>> START

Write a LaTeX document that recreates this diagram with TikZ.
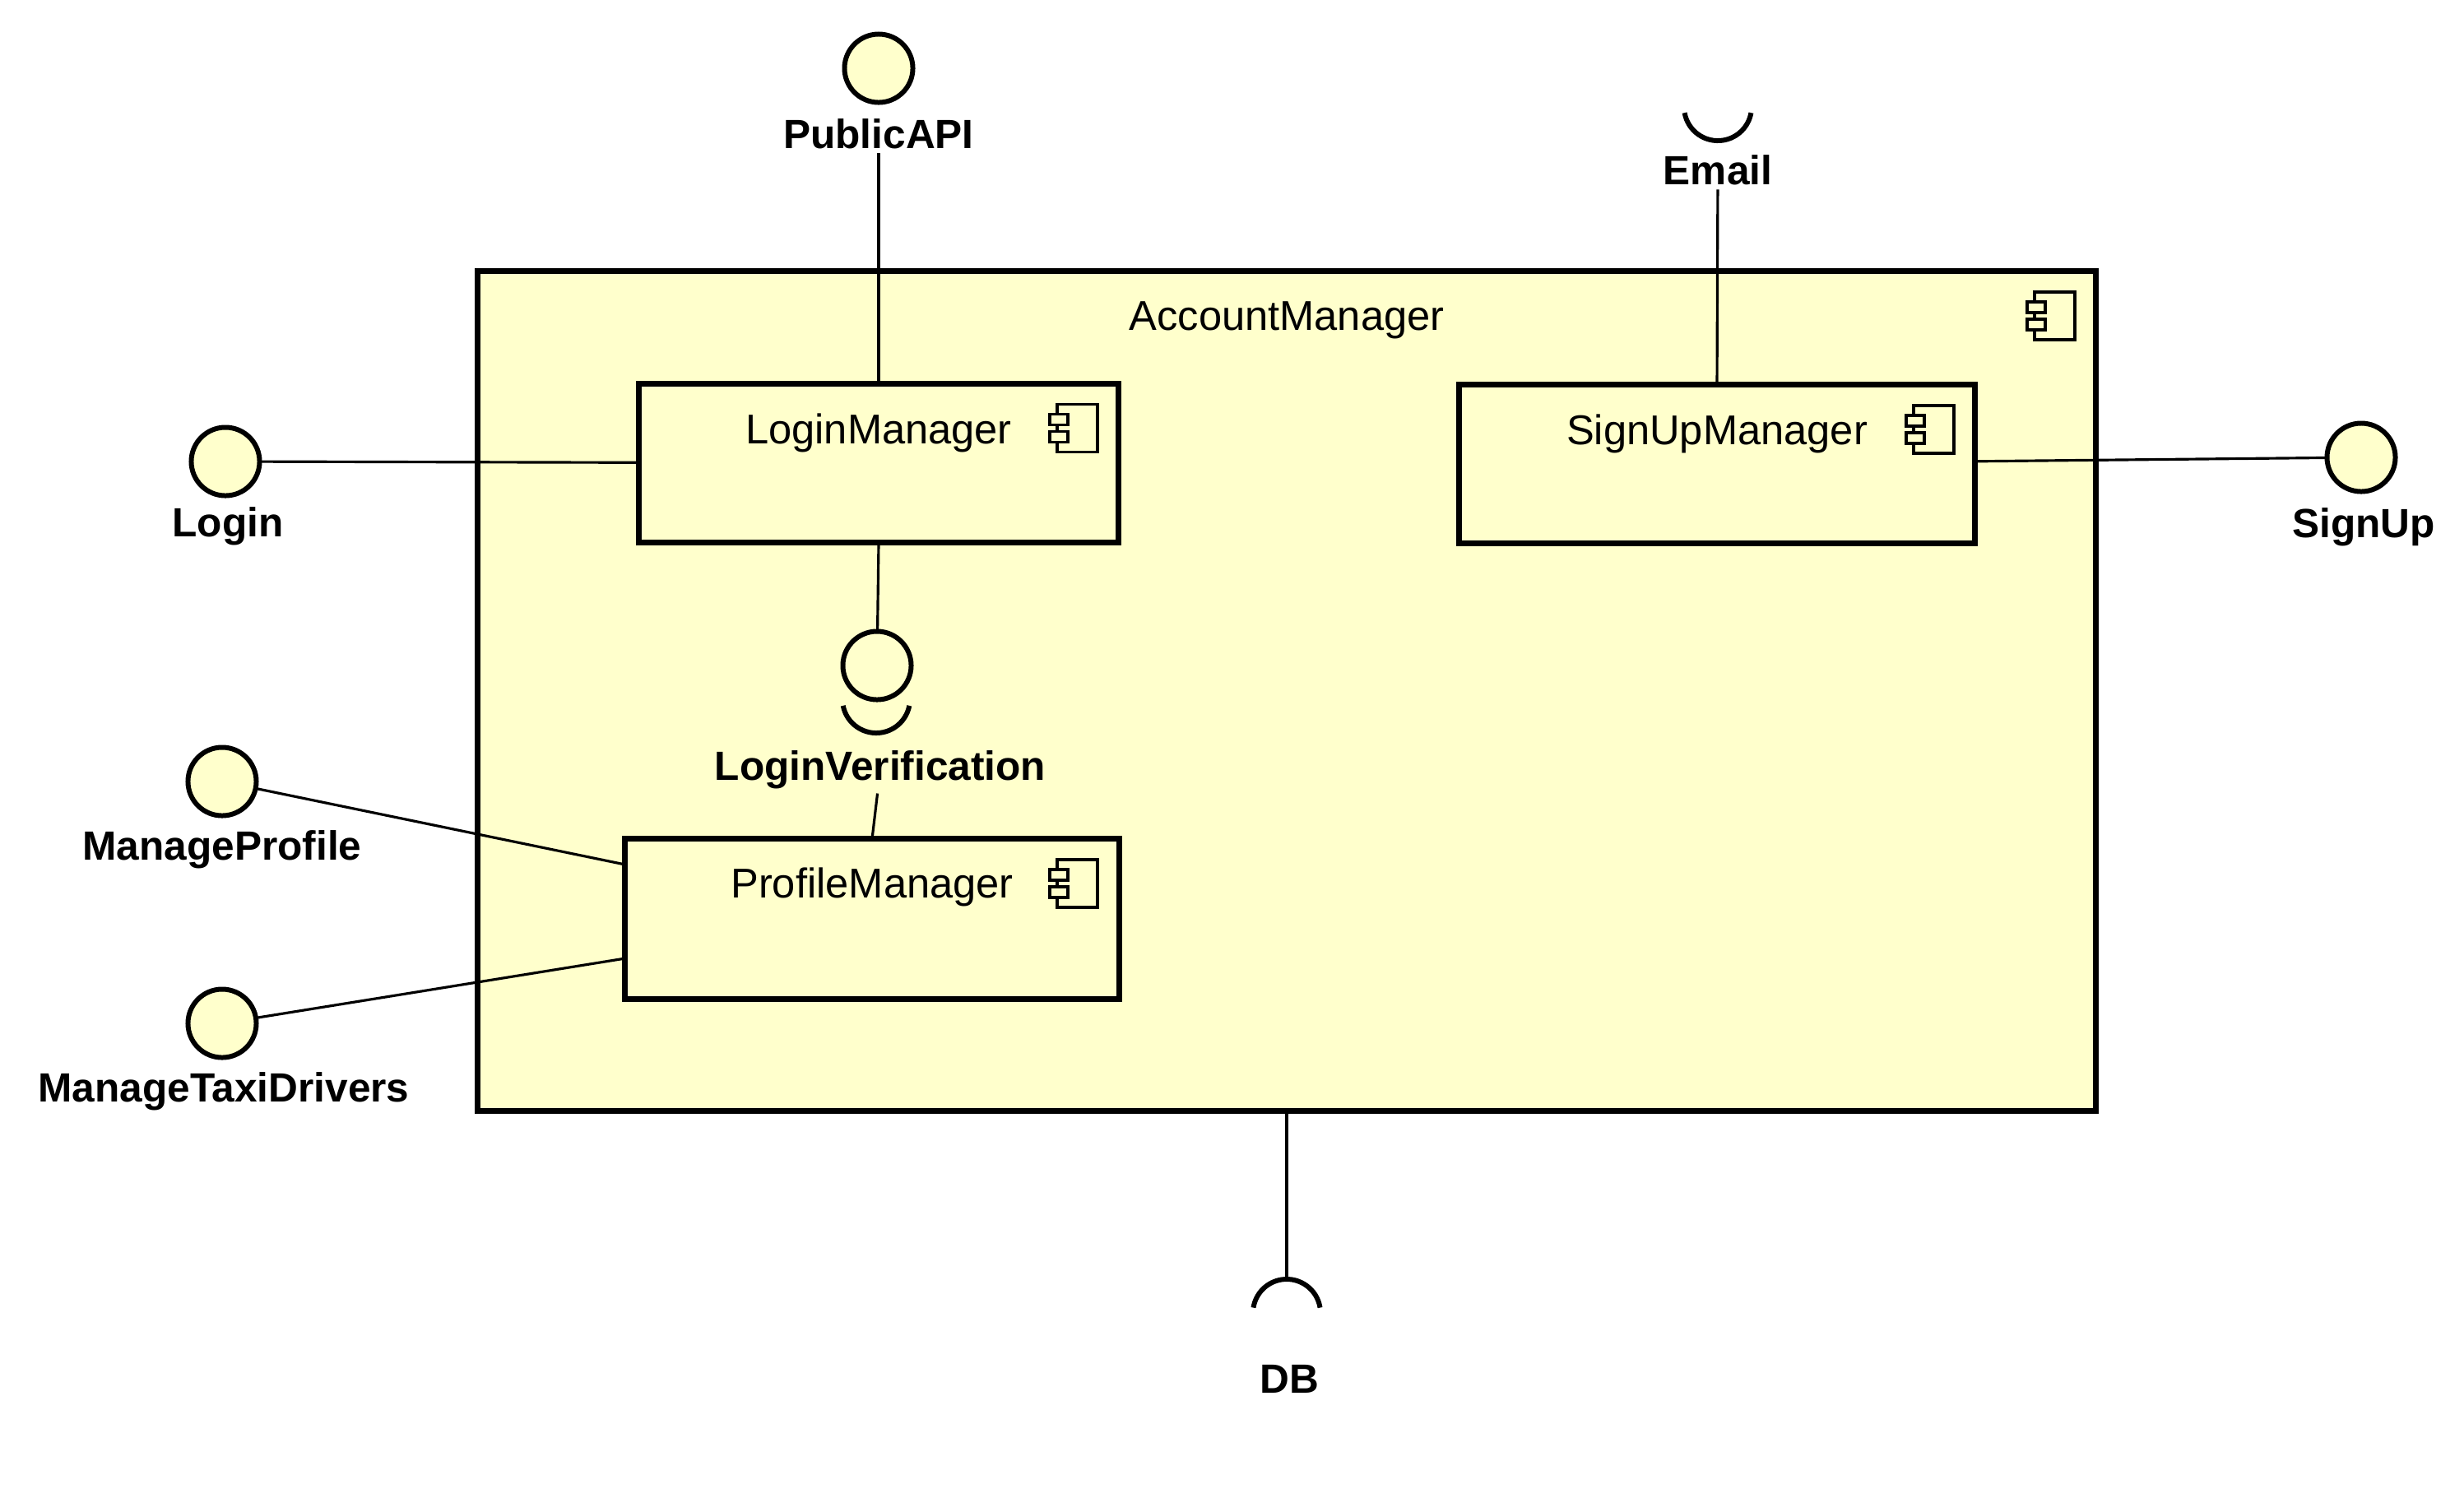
\documentclass[tikz,border=0pt]{standalone}
\usepackage{fontspec}
\setmainfont{Liberation Sans}
\usepackage{tikz}
\definecolor{umlyellow}{HTML}{FFFFCC}
\tikzset{
    comp/.style={draw, line width=2pt, fill=umlyellow, inner sep=0pt, outer sep=0pt},
    compname/.style={anchor=base, inner sep=1.5pt, font=\fontsize{14.4}{17}\selectfont},
    iface/.style={circle, draw, line width=1.7pt, fill=umlyellow, minimum size=0.83cm, inner sep=0pt, outer sep=0pt},
    iflbl/.style={anchor=base, inner sep=1.5pt, font=\bfseries\fontsize{14.1}{17}\selectfont},
    wire/.style={line width=0.9pt},
    socket/.style={line width=1.7pt},
    iconline/.style={line width=1.1pt},
}
\newcommand{\compicon}[1]{%
    \begin{scope}[shift={(#1)}, iconline]
        \draw (-75,25) rectangle (-26,83);
        \draw[fill=umlyellow] (-84,37) rectangle (-62,50);
        \draw[fill=umlyellow] (-84,58) rectangle (-62,71);
    \end{scope}}

\begin{document}
\begin{tikzpicture}[x=0.01cm, y=-0.01cm]
    \useasboundingbox (0,0) rectangle (2995,1820);

    \node[comp, minimum width=19.66cm, minimum height=10.20cm] (account) at (1564,840) {};
    \node[compname] (accountName) at ([yshift=-0.72cm]account.north) {AccountManager};
    \compicon{account.north east}

    \node[comp, minimum width=5.83cm, minimum height=1.93cm] (login) at (1068,563) {};
    \node[compname] (loginName) at ([yshift=-0.73cm]login.north) {LoginManager};
    \compicon{login.north east}

    \node[comp, minimum width=6.27cm, minimum height=1.92cm] (signup) at (2087,564) {};
    \node[compname] (signupName) at ([yshift=-0.72cm]signup.north) {SignUpManager};
    \compicon{signup.north east}

    \node[comp, minimum width=6.00cm, minimum height=1.94cm] (profile) at (1060,1117) {};
    \node[compname] (profileName) at ([yshift=-0.71cm]profile.north) {ProfileManager};
    \compicon{profile.north east}

    \node[iface] (publicapiIf) at (1068,83) {};
    \node[iflbl] (publicapiLbl) at (1068,180) {PublicAPI};
    \draw[wire] (publicapiLbl) -- (login.north);

    \coordinate (emailC) at (2088,130);
    \draw[socket] ([shift={(190:0.41cm)}]emailC) arc[start angle=190, end angle=350, radius=0.41cm];
    \node[iflbl] (emailLbl) at (2088,224) {Email};
    \draw[wire] (emailLbl) -- (signup.north);

    \node[iface] (loginIf) at (274,561) {};
    \node[iflbl] (loginLbl) at (277,652) {Login};
    \draw[wire] (loginIf) -- (login);

    \node[iface] (signupIf) at (2870,556) {};
    \node[iflbl] (signupLbl) at (2873,653) {SignUp};
    \draw[wire] (signup) -- (signupIf);

    \coordinate (verifyC) at (1065,850);
    \draw[socket] ([shift={(191:0.41cm)}]verifyC) arc[start angle=191, end angle=349, radius=0.41cm];
    \node[iface] (verifyIf) at (1066,809) {};
    \node[iflbl] (verifyLbl) at (1070,948) {LoginVerification};
    \draw[wire] (login.south) -- (verifyIf);
    \draw[wire] (verifyLbl) -- (profile.north);

    \node[iface] (manageprofileIf) at (270,950) {};
    \node[iflbl] (manageprofileLbl) at (270,1045) {ManageProfile};
    \draw[wire] (manageprofileIf) -- ([yshift=0.66cm]profile.west);

    \node[iface] (managetaxiIf) at (270,1244) {};
    \node[iflbl] (managetaxiLbl) at (272,1339) {ManageTaxiDrivers};
    \draw[wire] (managetaxiIf) -- ([yshift=-0.48cm]profile.west);

    \coordinate (dbC) at (1564,1596);
    \coordinate (dbTop) at (1564,1555);
    \draw[socket] ([shift={(9:0.41cm)}]dbC) arc[start angle=9, end angle=171, radius=0.41cm];
    \node[iflbl] (dbLbl) at (1567,1693) {DB};
    \draw[wire] (account.south) -- (dbTop);
\end{tikzpicture}
\end{document}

>> END

> **TASK PROMPT**
Every line from the top of the material above through the line with "(0,0) rectangle (2995,1820);" should be duplicated exactly, please; leave out the pictures.

> **REPLY TO THE EXERCISE**
Write a LaTeX document that recreates this diagram with TikZ.
\documentclass[tikz,border=0pt]{standalone}
\usepackage{fontspec}
\setmainfont{Liberation Sans}
\usepackage{tikz}
\definecolor{umlyellow}{HTML}{FFFFCC}
\tikzset{
    comp/.style={draw, line width=2pt, fill=umlyellow, inner sep=0pt, outer sep=0pt},
    compname/.style={anchor=base, inner sep=1.5pt, font=\fontsize{14.4}{17}\selectfont},
    iface/.style={circle, draw, line width=1.7pt, fill=umlyellow, minimum size=0.83cm, inner sep=0pt, outer sep=0pt},
    iflbl/.style={anchor=base, inner sep=1.5pt, font=\bfseries\fontsize{14.1}{17}\selectfont},
    wire/.style={line width=0.9pt},
    socket/.style={line width=1.7pt},
    iconline/.style={line width=1.1pt},
}
\newcommand{\compicon}[1]{%
    \begin{scope}[shift={(#1)}, iconline]
        \draw (-75,25) rectangle (-26,83);
        \draw[fill=umlyellow] (-84,37) rectangle (-62,50);
        \draw[fill=umlyellow] (-84,58) rectangle (-62,71);
    \end{scope}}

\begin{document}
\begin{tikzpicture}[x=0.01cm, y=-0.01cm]
    \useasboundingbox (0,0) rectangle (2995,1820);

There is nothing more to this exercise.